— Start Source data —

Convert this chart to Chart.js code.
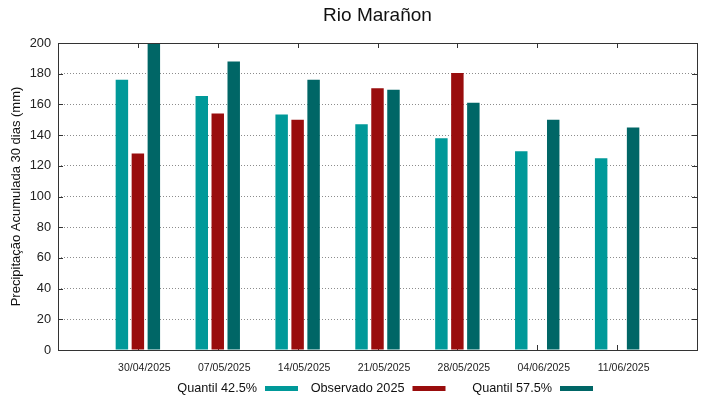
<!DOCTYPE html>
<html>
<head>
<meta charset="utf-8">
<title>Rio Marañon</title>
<script src="https://cdn.jsdelivr.net/npm/chart.js@4.4.1/dist/chart.umd.min.js"></script>
<style>
  html, body { margin: 0; padding: 0; background: #fff; }
  #wrap { width: 719px; height: 399px; position: relative; }
</style>
</head>
<body>
<div id="wrap"><canvas id="chart" width="719" height="399"></canvas></div>
<script>
// data
const dates = ['30/04/2025', '07/05/2025', '14/05/2025', '21/05/2025', '28/05/2025', '04/06/2025', '11/06/2025'];
const quantil425 = [176, 165.5, 153.5, 147, 138, 129.5, 125];
const observado = [128, 154, 150, 170.5, 180.5, null, null];
const quantil575 = [200, 188, 176, 169.5, 161, 150, 145];
const yTicks = [0, 20, 40, 60, 80, 100, 120, 140, 160, 180, 200];
const chartTitle = 'Rio Marañon';

const FONT = "'Liberation Sans', Arial, sans-serif";
const AXIS = '#333';

// one empty slot either side so the dates sit where the original puts them
const pad = arr => [null, ...arr, null];
const labels = ['', ...dates, ''];

const series = [
    { label: 'Quantil 42.5%', data: pad(quantil425), color: '#009999' },
    { label: 'Observado 2025', data: pad(observado), color: '#990d0d' },
    { label: 'Quantil 57.5%', data: pad(quantil575), color: '#006666' }
];

// gnuplot-like frame with inward ticks
const framePlugin = {
    id: 'frame',
    beforeDatasetsDraw(chart) {
        const { ctx, chartArea: a, scales } = chart;
        ctx.save();
        ctx.strokeStyle = AXIS;
        ctx.lineWidth = 1;
        ctx.beginPath();
        yTicks.forEach(v => {
            const y = Math.round(scales.y.getPixelForValue(v)) + 0.5;
            ctx.moveTo(a.left, y); ctx.lineTo(a.left + 5, y);
            ctx.moveTo(a.right, y); ctx.lineTo(a.right - 5, y);
        });
        dates.forEach((d, i) => {
            const x = Math.round(scales.x.getPixelForValue(i + 1)) + 0.5;
            ctx.moveTo(x, a.top); ctx.lineTo(x, a.top + 5);
            ctx.moveTo(x, a.bottom); ctx.lineTo(x, a.bottom - 5);
        });
        ctx.stroke();
        ctx.restore();
    },
    afterDatasetsDraw(chart) {
        const { ctx, chartArea: a } = chart;
        ctx.save();
        ctx.strokeStyle = AXIS;
        ctx.lineWidth = 1;
        ctx.strokeRect(Math.round(a.left) + 0.5, Math.round(a.top) + 0.5,
            Math.round(a.right - a.left), Math.round(a.bottom - a.top));
        ctx.restore();
    }
};

// title centred over the plot box, not the whole canvas
const titlePlugin = {
    id: 'plotTitle',
    afterDraw(chart) {
        const { ctx, chartArea: a } = chart;
        ctx.save();
        ctx.font = '19px ' + FONT;
        ctx.fillStyle = '#111';
        ctx.textAlign = 'center';
        ctx.textBaseline = 'middle';
        ctx.fillText(chartTitle, (a.left + a.right) / 2, 16);
        ctx.restore();
    }
};

// key below the plot: text first, then a sample bar (gnuplot style)
const keyPlugin = {
    id: 'key',
    afterDraw(chart) {
        const ctx = chart.ctx;
        const colWidth = 147.5;
        const firstRight = 257;
        const y = 388;
        ctx.save();
        ctx.font = '12.7px ' + FONT;
        ctx.textAlign = 'right';
        ctx.textBaseline = 'middle';
        chart.data.datasets.forEach((ds, i) => {
            const right = firstRight + i * colWidth;
            ctx.fillStyle = '#111';
            ctx.fillText(ds.label, right, y);
            ctx.fillStyle = ds.backgroundColor;
            ctx.fillRect(right + 8, y - 2, 33, 5);
        });
        ctx.restore();
    }
};

new Chart(document.getElementById('chart'), {
    type: 'bar',
    data: {
        labels,
        datasets: series.map(s => ({
            label: s.label,
            data: s.data,
            backgroundColor: s.color,
            borderWidth: 0,
            categoryPercentage: 0.6,
            barPercentage: 0.78
        }))
    },
    options: {
        responsive: false,
        animation: false,
        events: [],
        layout: { padding: { left: 0, right: 22, top: 43, bottom: 0 } },
        plugins: {
            legend: { display: false },
            tooltip: { enabled: false },
            title: { display: false }
        },
        scales: {
            x: {
                offset: false,
                grid: { display: false, drawTicks: false },
                border: { display: false },
                ticks: {
                    autoSkip: false,
                    maxRotation: 0,
                    padding: 12,
                    labelOffset: 6.5,
                    color: '#222',
                    font: { family: FONT, size: 10.5 }
                },
                afterFit(scale) { scale.height = 49; }
            },
            y: {
                min: 0,
                max: 200,
                grid: {
                    drawTicks: false,
                    color: ctx => (ctx.tick.value === 0 || ctx.tick.value === 200) ? 'rgba(0,0,0,0)' : 'rgba(0,0,0,0.45)',
                    lineWidth: 1
                },
                border: { display: false, dash: [1, 2] },
                ticks: {
                    stepSize: 20,
                    padding: 7,
                    color: '#222',
                    font: { family: FONT, size: 12.8 }
                },
                title: {
                    display: true,
                    text: 'Precipitação Acumulada 30 dias (mm)',
                    color: '#111',
                    font: { family: FONT, size: 13 },
                    padding: { top: 9, bottom: 0 }
                },
                afterFit(scale) { scale.width = 58; }
            }
        }
    },
    plugins: [framePlugin, titlePlugin, keyPlugin]
});
</script>
</body>
</html>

— End Source data —

[Written task] Output the data exactly. Pictures don't belong in the result.

[Written answer]
Convert this chart to Chart.js code.
<!DOCTYPE html>
<html>
<head>
<meta charset="utf-8">
<title>Rio Marañon</title>
<script src="https://cdn.jsdelivr.net/npm/chart.js@4.4.1/dist/chart.umd.min.js"></script>
<style>
  html, body { margin: 0; padding: 0; background: #fff; }
  #wrap { width: 719px; height: 399px; position: relative; }
</style>
</head>
<body>
<div id="wrap"><canvas id="chart" width="719" height="399"></canvas></div>
<script>
// data
const dates = ['30/04/2025', '07/05/2025', '14/05/2025', '21/05/2025', '28/05/2025', '04/06/2025', '11/06/2025'];
const quantil425 = [176, 165.5, 153.5, 147, 138, 129.5, 125];
const observado = [128, 154, 150, 170.5, 180.5, null, null];
const quantil575 = [200, 188, 176, 169.5, 161, 150, 145];
const yTicks = [0, 20, 40, 60, 80, 100, 120, 140, 160, 180, 200];
const chartTitle = 'Rio Marañon';

const FONT = "'Liberation Sans', Arial, sans-serif";
const AXIS = '#333';

// one empty slot either side so the dates sit where the original puts them
const pad = arr => [null, ...arr, null];
const labels = ['', ...dates, ''];

const series = [
    { label: 'Quantil 42.5%', data: pad(quantil425), color: '#009999' },
    { label: 'Observado 2025', data: pad(observado), color: '#990d0d' },
    { label: 'Quantil 57.5%', data: pad(quantil575), color: '#006666' }
];

// gnuplot-like frame with inward ticks
const framePlugin = {
    id: 'frame',
    beforeDatasetsDraw(chart) {
        const { ctx, chartArea: a, scales } = chart;
        ctx.save();
        ctx.strokeStyle = AXIS;
        ctx.lineWidth = 1;
        ctx.beginPath();
        yTicks.forEach(v => {
            const y = Math.round(scales.y.getPixelForValue(v)) + 0.5;
            ctx.moveTo(a.left, y); ctx.lineTo(a.left + 5, y);
            ctx.moveTo(a.right, y); ctx.lineTo(a.right - 5, y);
        });
        dates.forEach((d, i) => {
            const x = Math.round(scales.x.getPixelForValue(i + 1)) + 0.5;
            ctx.moveTo(x, a.top); ctx.lineTo(x, a.top + 5);
            ctx.moveTo(x, a.bottom); ctx.lineTo(x, a.bottom - 5);
        });
        ctx.stroke();
        ctx.restore();
    },
    afterDatasetsDraw(chart) {
        const { ctx, chartArea: a } = chart;
        ctx.save();
        ctx.strokeStyle = AXIS;
        ctx.lineWidth = 1;
        ctx.strokeRect(Math.round(a.left) + 0.5, Math.round(a.top) + 0.5,
            Math.round(a.right - a.left), Math.round(a.bottom - a.top));
        ctx.restore();
    }
};

// title centred over the plot box, not the whole canvas
const titlePlugin = {
    id: 'plotTitle',
    afterDraw(chart) {
        const { ctx, chartArea: a } = chart;
        ctx.save();
        ctx.font = '19px ' + FONT;
        ctx.fillStyle = '#111';
        ctx.textAlign = 'center';
        ctx.textBaseline = 'middle';
        ctx.fillText(chartTitle, (a.left + a.right) / 2, 16);
        ctx.restore();
    }
};

// key below the plot: text first, then a sample bar (gnuplot style)
const keyPlugin = {
    id: 'key',
    afterDraw(chart) {
        const ctx = chart.ctx;
        const colWidth = 147.5;
        const firstRight = 257;
        const y = 388;
        ctx.save();
        ctx.font = '12.7px ' + FONT;
        ctx.textAlign = 'right';
        ctx.textBaseline = 'middle';
        chart.data.datasets.forEach((ds, i) => {
            const right = firstRight + i * colWidth;
            ctx.fillStyle = '#111';
            ctx.fillText(ds.label, right, y);
            ctx.fillStyle = ds.backgroundColor;
            ctx.fillRect(right + 8, y - 2, 33, 5);
        });
        ctx.restore();
    }
};

new Chart(document.getElementById('chart'), {
    type: 'bar',
    data: {
        labels,
        datasets: series.map(s => ({
            label: s.label,
            data: s.data,
            backgroundColor: s.color,
            borderWidth: 0,
            categoryPercentage: 0.6,
            barPercentage: 0.78
        }))
    },
    options: {
        responsive: false,
        animation: false,
        events: [],
        layout: { padding: { left: 0, right: 22, top: 43, bottom: 0 } },
        plugins: {
            legend: { display: false },
            tooltip: { enabled: false },
            title: { display: false }
        },
        scales: {
            x: {
                offset: false,
                grid: { display: false, drawTicks: false },
                border: { display: false },
                ticks: {
                    autoSkip: false,
                    maxRotation: 0,
                    padding: 12,
                    labelOffset: 6.5,
                    color: '#222',
                    font: { family: FONT, size: 10.5 }
                },
                afterFit(scale) { scale.height = 49; }
            },
            y: {
                min: 0,
                max: 200,
                grid: {
                    drawTicks: false,
                    color: ctx => (ctx.tick.value === 0 || ctx.tick.value === 200) ? 'rgba(0,0,0,0)' : 'rgba(0,0,0,0.45)',
                    lineWidth: 1
                },
                border: { display: false, dash: [1, 2] },
                ticks: {
                    stepSize: 20,
                    padding: 7,
                    color: '#222',
                    font: { family: FONT, size: 12.8 }
                },
                title: {
                    display: true,
                    text: 'Precipitação Acumulada 30 dias (mm)',
                    color: '#111',
                    font: { family: FONT, size: 13 },
                    padding: { top: 9, bottom: 0 }
                },
                afterFit(scale) { scale.width = 58; }
            }
        }
    },
    plugins: [framePlugin, titlePlugin, keyPlugin]
});
</script>
</body>
</html>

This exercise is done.